Alex Evans

(In)Visible Systems, 2017

“The cities I imagine through drawing exist neither in the past or the future. They are not solutions to urban problems but a pen and paper utopia where the excess of the city pushes against mathematics of nature.”  - Alex Evans

For millennia, we have been in awe of the fundamental laws of nature, seeking out patterns and symmetries from microscopic particles to the greater universe.  Geometry and symmetry appear to govern the world around us with an underlying mathematical order resulting in the formation of simple and complex shapes and patterns.

There is a long aesthetic tradition of nature inspiring and being represented in human civilisation, the ancient Greeks studied natural forms abstracting them as simple geometrical shapes in which to construct their temples and shrines. In the mid 1800’s Joseph Paxton’s design for the Victorian mega-structure ‘The Crystal Palace’ originated from the vein structures of the giant lily pad ‘Victoria Amazonica’ and was constructed from a pioneering modular steel structure. A century later the architect Buckminster- Fuller’s radical futuristic geodesic domes were derived from honeycomb with interlocking triangular pieces. Modular in construction the flexible frames could be replicated and built quickly; enlarged or reduced in scale to suit countless prerequisites.

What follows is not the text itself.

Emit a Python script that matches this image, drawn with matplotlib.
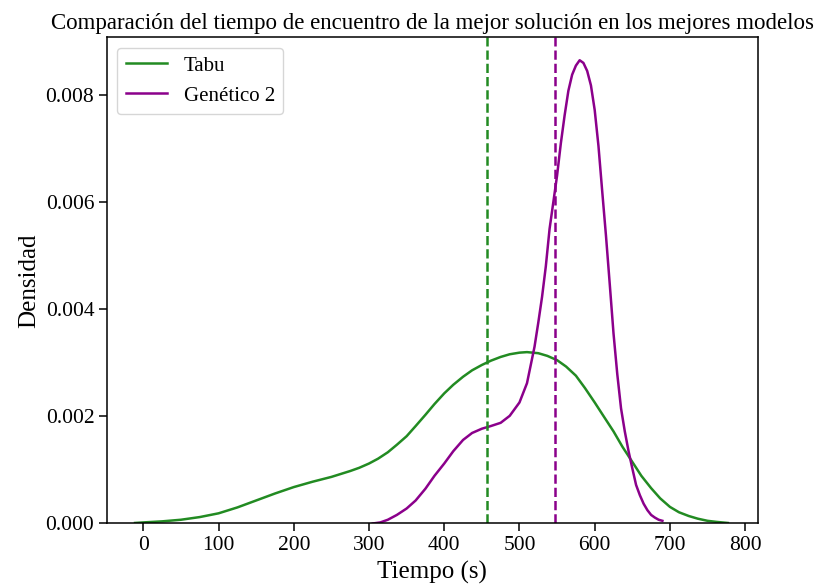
import matplotlib
matplotlib.use('Agg')
import matplotlib.pyplot as plt

plt.rcParams['font.family'] = ['Liberation Serif', 'DejaVu Serif']

# KDE curves (time in s, density)
tabu_x = [-11, 0, 25, 50, 75, 100, 125, 150, 175, 200, 225, 250, 275, 287, 300, 312,
          325, 337, 350, 362, 375, 387, 400, 412, 425, 437, 450, 462, 475, 487, 500,
          510, 525, 537, 550, 562, 575, 587, 600, 612, 625, 637, 650, 662, 675, 687,
          700, 712, 725, 737, 750, 762, 777]
tabu_y = [0.00001, 0.00002, 0.00004, 0.00007, 0.00012, 0.00019, 0.00030, 0.00043,
          0.00056, 0.00068, 0.00078, 0.00087, 0.00098, 0.00104, 0.00112, 0.00121,
          0.00133, 0.00147, 0.00163, 0.00182, 0.00203, 0.00223, 0.00243, 0.00259,
          0.00274, 0.00286, 0.00296, 0.00304, 0.00311, 0.00316, 0.00319, 0.00320,
          0.00318, 0.00313, 0.00305, 0.00293, 0.00276, 0.00253, 0.00226, 0.00200,
          0.00172, 0.00143, 0.00115, 0.00089, 0.00066, 0.00047, 0.00031, 0.00021,
          0.00014, 0.00009, 0.00005, 0.00003, 0.00001]

gen_x = [305, 315, 325, 337, 350, 362, 375, 387, 400, 412, 425, 437, 450, 462, 475,
         487, 500, 510, 520, 525, 530, 535, 540, 545, 550, 555, 560, 565, 570, 575,
         580, 585, 590, 595, 600, 605, 610, 615, 620, 625, 630, 635, 640, 645, 650,
         655, 660, 665, 670, 675, 680, 685, 690]
gen_y = [0.00000, 0.00002, 0.00007, 0.00016, 0.00028, 0.00043, 0.00065, 0.00089,
         0.00112, 0.00135, 0.00156, 0.00169, 0.00177, 0.00182, 0.00188, 0.00201,
         0.00226, 0.00262, 0.00330, 0.00375, 0.00423, 0.00480, 0.00550, 0.00600,
         0.00650, 0.00710, 0.00762, 0.00808, 0.00838, 0.00855, 0.00865, 0.00860,
         0.00845, 0.00818, 0.00772, 0.00705, 0.00620, 0.00537, 0.00447, 0.00355,
         0.00279, 0.00215, 0.00172, 0.00135, 0.00103, 0.00072, 0.00053, 0.00037,
         0.00025, 0.00016, 0.00011, 0.00007, 0.00005]

tabu_mark = 457
gen_mark = 547

fig = plt.figure(figsize=(8.15, 5.88), dpi=100)
ax = fig.add_axes([0.131, 0.1097, 0.799, 0.827])

ax.plot(tabu_x, tabu_y, color='forestgreen', lw=1.8, label='Tabu')
ax.plot(gen_x, gen_y, color='darkmagenta', lw=1.8, label='Genético 2')
ax.axvline(tabu_mark, color='forestgreen', ls='--', lw=1.8)
ax.axvline(gen_mark, color='darkmagenta', ls='--', lw=1.8)

ax.set_xlim(-48.6, 817)
ax.set_ylim(0, 0.00908)
ax.set_xticks(range(0, 801, 100))
ax.set_yticks([0, 0.002, 0.004, 0.006, 0.008])
ax.yaxis.set_major_formatter(matplotlib.ticker.FormatStrFormatter('%.3f'))
ax.tick_params(labelsize=15.5, length=5.5, width=1.1)
for s in ax.spines.values():
    s.set_linewidth(1.1)

ax.set_title('Comparación del tiempo de encuentro de la mejor solución en los mejores modelos',
             fontsize=16.5)
ax.set_xlabel('Tiempo (s)', fontsize=18)
ax.set_ylabel('Densidad', fontsize=18)
ax.legend(loc='upper left', fontsize=15)

fig.savefig('out.png', dpi=100)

It is from researching these realised and theoretical propositions in architecture, urban planning and biosciences that the artist Alex Evans has created an evolving series of obsessively hand-drawn original works and prints composed of geometric shapes and complex patterns where the shapes appear to replicate themselves and sometimes go on to transform in scale.  His complex mathematical drawings depict imagined cities like hybrid architectural forms and delicate emergent bio-organisms.  

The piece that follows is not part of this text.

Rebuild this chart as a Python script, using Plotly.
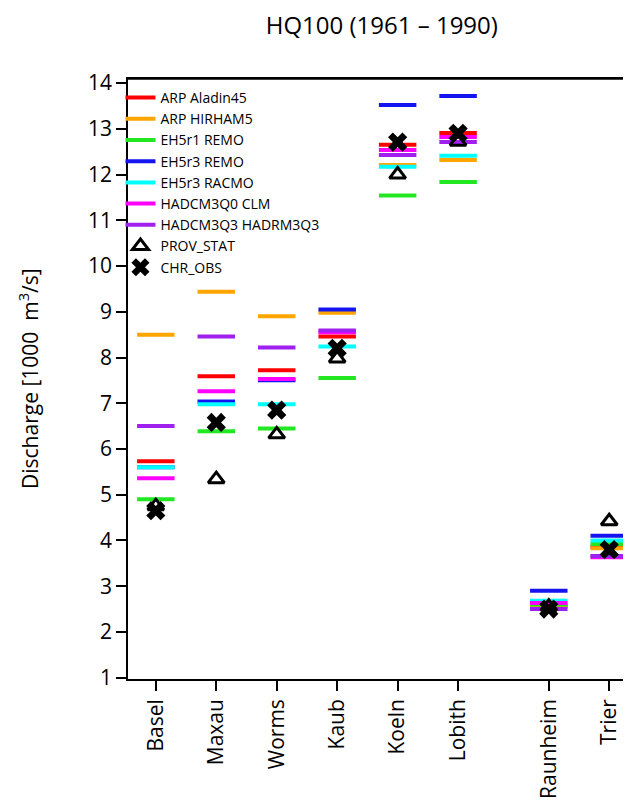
import plotly.graph_objects as go

stations = ["Basel", "Maxau", "Worms", "Kaub", "Koeln", "Lobith", "Raunheim", "Trier"]
# x positions (Rhine gauges, then a gap before the tributaries)
x_pos = [1, 2, 3, 4, 5, 6, 7.5, 8.5]

models = ["ARP Aladin45", "ARP HIRHAM5", "EH5r1 REMO", "EH5r3 REMO",
          "EH5r3 RACMO", "HADCM3Q0 CLM", "HADCM3Q3 HADRM3Q3"]
colors = ["#ff0000", "#ffa500", "#22e822", "#1414f0", "#00ffff", "#ff00ff", "#a020f0"]

arp_aladin45 = [5.73, 7.59, 7.72, 8.46, 12.65, 12.91, 2.57, 3.86]
arp_hirham5 = [8.50, 9.44, 8.90, 8.98, 12.21, 12.32, 2.55, 3.83]
eh5r1_remo = [4.90, 6.39, 6.45, 7.55, 11.54, 11.84, 2.60, 3.92]
eh5r3_remo = [5.60, 7.04, 7.50, 9.05, 13.52, 13.72, 2.90, 4.10]
eh5r3_racmo = [5.60, 6.98, 6.98, 8.24, 12.17, 12.41, 2.68, 4.00]
hadcm3q0_clm = [5.36, 7.26, 7.53, 8.55, 12.54, 12.82, 2.63, 3.63]
hadcm3q3_hadrm3q3 = [6.50, 8.46, 8.22, 8.59, 12.43, 12.71, 2.50, 3.66]

prov_stat = [4.75, 5.34, 6.32, 7.98, 12.00, 12.72, 2.55, 4.42]
chr_obs = [4.65, 6.58, 6.85, 8.20, 12.71, 12.90, 2.50, 3.80]

model_values = [arp_aladin45, arp_hirham5, eh5r1_remo, eh5r3_remo,
                eh5r3_racmo, hadcm3q0_clm, hadcm3q3_hadrm3q3]

half = 0.31
fig = go.Figure()

# one short horizontal segment per station for each model
for name, color, vals in zip(models, colors, model_values):
    xs, ys = [], []
    for p, v in zip(x_pos, vals):
        xs += [p - half, p + half, None]
        ys += [v, v, None]
    fig.add_trace(go.Scatter(x=xs, y=ys, mode="lines", name=name,
                             line=dict(color=color, width=4)))

fig.add_trace(go.Scatter(x=x_pos, y=prov_stat, mode="markers", name="PROV_STAT",
                         marker=dict(symbol="triangle-up-open", size=14, color="black",
                                     line=dict(color="black", width=3))))
fig.add_trace(go.Scatter(x=x_pos, y=chr_obs, mode="markers", name="CHR_OBS",
                         marker=dict(symbol="x", size=17, color="black",
                                     line=dict(width=0))))

font_family = "Open Sans, DejaVu Sans, sans-serif"

# page body has an 8px default margin, so the figure is 8px smaller than the window
fig.update_layout(
    width=623, height=804,
    margin=dict(l=120, r=0, t=71, b=133),
    paper_bgcolor="white", plot_bgcolor="white",
    font=dict(family=font_family, color="black", size=21),
    title=dict(text="HQ100 (1961 – 1990)", xref="container", x=0.600, xanchor="center",
               yref="container", y=0.978, yanchor="middle", font=dict(size=24)),
    showlegend=True,
    legend=dict(x=-0.015, y=0.995, xanchor="left", yanchor="top",
                bgcolor="rgba(0,0,0,0)", borderwidth=0,
                font=dict(size=14), itemwidth=30, tracegroupgap=0),
)

fig.update_xaxes(range=[0.54, 8.86], tickmode="array", tickvals=x_pos, ticktext=stations,
                 tickangle=-90, ticks="outside", ticklen=10, tickwidth=1.5, tickcolor="black",
                 showline=True, linecolor="black", linewidth=1.5, mirror=True,
                 showgrid=False, zeroline=False, tickfont=dict(size=21), automargin=False)
fig.update_yaxes(range=[0.97, 14.09], tickmode="array", tickvals=list(range(1, 15)),
                 ticks="outside", ticklen=10, tickwidth=1.5, tickcolor="black",
                 showline=True, linecolor="black", linewidth=1.5,
                 showgrid=False, zeroline=False, tickfont=dict(size=21), automargin=False)

# top frame line
fig.add_shape(type="line", xref="paper", yref="paper", x0=0, x1=1, y0=1, y1=1,
              line=dict(color="black", width=1.5))

fig.add_annotation(text="Discharge [1000  m<sup>3</sup>/s]", textangle=-90,
                   xref="paper", yref="paper", x=0, y=0.5, xshift=-100,
                   xanchor="center", yanchor="middle", showarrow=False,
                   font=dict(size=21))

fig.write_html("out.html")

In Evans’ original large scale drawing ‘Cracks / Shadows’ we see layered observations of hexagonal paving slabs found on the sidewalks of New York City. The moss found growing in-between their cracks at the same time interrupt and create new geometric patterns of urban detail. ‘Cracks / Shadows’ suggest Evans’ imagined cities appearing and disappearing in patterns of emergent growth, like tangled shadows obscuring otherwise rigid geometrical patterns and systems.  The notions of mathematical traditions have been subverted, playfully taken apart and re-made as complex examinations of municipal space and scale.

‘Mourning Palmyra’ a series of intricately drawn circular forms which adopts the pattern of the ‘Flower of Life’ as a leading compositional principle.  This ancient expression of geometric beauty and mathematics presents a series of interlocking circles which Evans has rendered in pen and graphite with which he has created spaces, layers and dimensions through his repeated acts of drawing and erasure. The minuscule drawn marks resemble cuneiform - a system of writing first developed by the ancient Sumerians of Mesopotamia, now in danger of eradication owing to current conflicts in the region.  Evans’ depicts these languages of architecture, geometry and nature as both growing and being destroyed; in a state of unsettling flux and transformation.

Within (In)Visible Systems Alex Evans seeks to explore the constant need for cultures to assemble and reassemble the built environment around us.  Through a playful examination of scale, pattern and narrative he creates systems of drawings only to then disrupt, erase and take them apart in a constant dialogue between organic and formal structures. 

About Alex Evans

Alex Evans is a London based artist exploring the intersections between architecture, geometry, nature and drawing.